Another early rise for He Café, a quirky space crafted from used weapons, typewriters and memorabilia from the war, before setting off for Hoi An. This route is best enjoyed on the back of a motorbike, winding through the breathtaking Hai Van Pass from lush mountains to empty coasts. Tour operators hang outside the Hue Citadel, offering the four-hour journey with numerous stops to take in viewpoints. Otherwise, a train or bus connects the two cities, with a slightly faster but less scenic trip.
Arriving in colourful Hoi An, the only itinerary is to explore its vibrant and contagious atmosphere. The ancient city, reflected by the Thu Bon River, boasts colourful colonial buildings, glowing lanterns on every facade, restaurants and bars on every corner and a magnificent array of tailors and handicraft markets. It is a sanctuary for photographers, foodies, shoppers and everything in between. Spend the day in a traditional cooking class, measuring up a tailored suit, weaving through ancient homes or watching the riverbank as fishermen haul in nets and nearby merchants barter for local produce. Rent a bicycle in the afternoon for a sunset drink and swim at the nearby Cua Dai and An Bang beaches, assuming it isn’t typhoon season.
All transport to Ho Chi Minh departs from the nearby city of Da Nang, with the 1.5 hour flight highly recommended as opposed to the back-breaking 17 hours by sleeper train.

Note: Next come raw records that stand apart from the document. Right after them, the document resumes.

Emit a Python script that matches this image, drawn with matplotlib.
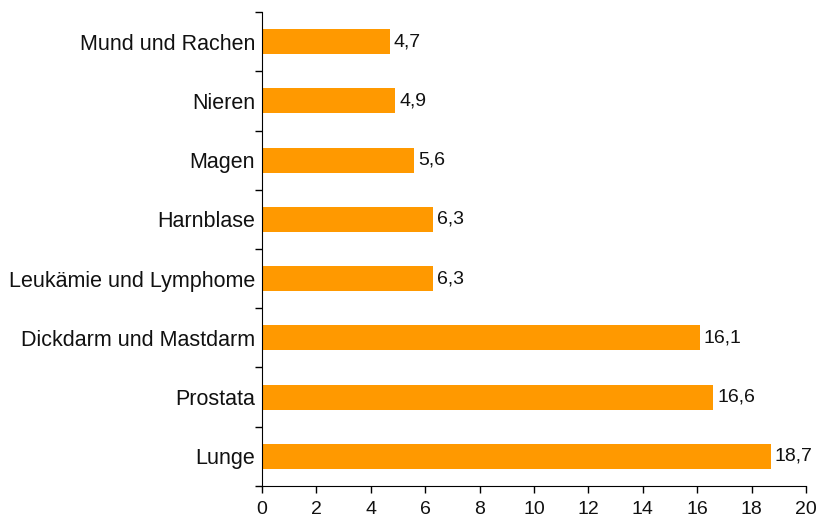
import matplotlib.pyplot as plt
import numpy as np

plt.rcParams['font.family'] = ['Liberation Sans', 'DejaVu Sans']

# Data (bottom to top)
categories = ["Lunge", "Prostata", "Dickdarm und Mastdarm", "Leukämie und Lymphome",
              "Harnblase", "Magen", "Nieren", "Mund und Rachen"]
values = [18.7, 16.6, 16.1, 6.3, 6.3, 5.6, 4.9, 4.7]
xticks = [0, 2, 4, 6, 8, 10, 12, 14, 16, 18, 20]

fig = plt.figure(figsize=(8.19, 5.22), dpi=100)
ax = fig.add_axes([0.320, 0.069, 0.664, 0.908])

y = np.arange(len(categories))
ax.barh(y, values, height=0.42, color="#FF9900")

for yi, v in zip(y, values):
    ax.text(v + 0.15, yi, f"{v:.1f}".replace(".", ","), va="center", ha="left",
            fontsize=14, color="#111111")

ax.set_xlim(0, 20)
ax.set_ylim(-0.5, len(categories) - 0.5)
ax.set_xticks(xticks)
ax.set_xticklabels([str(t) for t in xticks], fontsize=14, color="#111111")

# category labels centered, tick marks at boundaries
ax.set_yticks(y)
ax.set_yticklabels(categories, fontsize=15.5, color="#111111")
ax.tick_params(axis="y", which="major", length=0, pad=5)
ax.set_yticks(np.arange(-0.5, len(categories)), minor=True)
ax.tick_params(axis="y", which="minor", length=5, width=1, direction="out")
ax.tick_params(axis="x", length=5, width=1, direction="out", pad=6)

for s in ["top", "right"]:
    ax.spines[s].set_visible(False)

fig.savefig("out.png", dpi=100)
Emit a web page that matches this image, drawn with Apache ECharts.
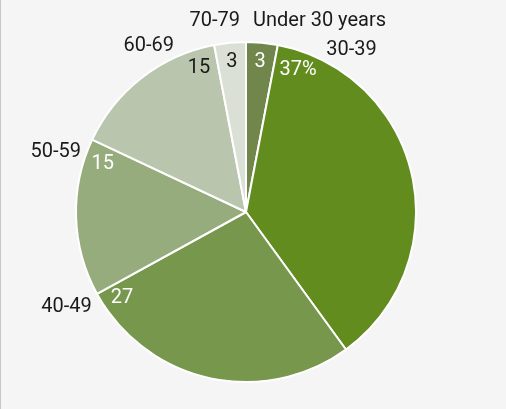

Days 10-12: Floating upstream in Saigon and the Mekong
Be ready to rejoin the chaos and quirkiness at the final stop in Ho Chi Minh City, also known as Saigon to many. Motorbikes again rule the roost in the bedlam of this modern and commercial metropolis, but it’s important not to get overwhelmed by the scale and instead focus on the Saigon’s tradition, hybrid cuisine and proximity to the nearby Mekong River.
While the War Remnants Museum and Cu Chi Tunnels are must-see stops, it is the unexpected discoveries which make Saigon so unique. By morning, you can be practicing martial arts, line dancing or doing tai chi with locals in Tao Dan Park, by afternoon sipping high tea on the 53rd story of Bitexco Tower, and by night laughing at the ‘Amazing Viet Show’, a bizarre comedy and circus act poking fun of common Vietnamese customs. For the biggest city in Vietnam, Saigon tends to feel light and laid back just like its cuisine, much sweeter and blended by numerous international influences in the south. Be sure to try crispier and fluffier banh mi baguettes, coconut infused chicken cà ri gà and cinnamon pho bo beef soup.
Finally, it would not be a trip to Vietnam without experiencing the magic of the Mekong, known as the ‘rice bowl’ for its prosperity in agriculture. A region that could not be more different than Saigon — with its lush rice paddies, floating markets, narrow canals and thatch hut roof villages. While swarms of crowds join day trips to the Mekong, the region offers endless possibilities for getting off the beaten track and having one last experience in an idyllic and laidback rural landscape. Chose an overnighter in places like An Binh, where time is spent cycling by farms and receiving hurried waves from villagers, before settling down to an authentic home meal with a Vietnamese family in a homestay. It’s a perfect send off to Vietnam.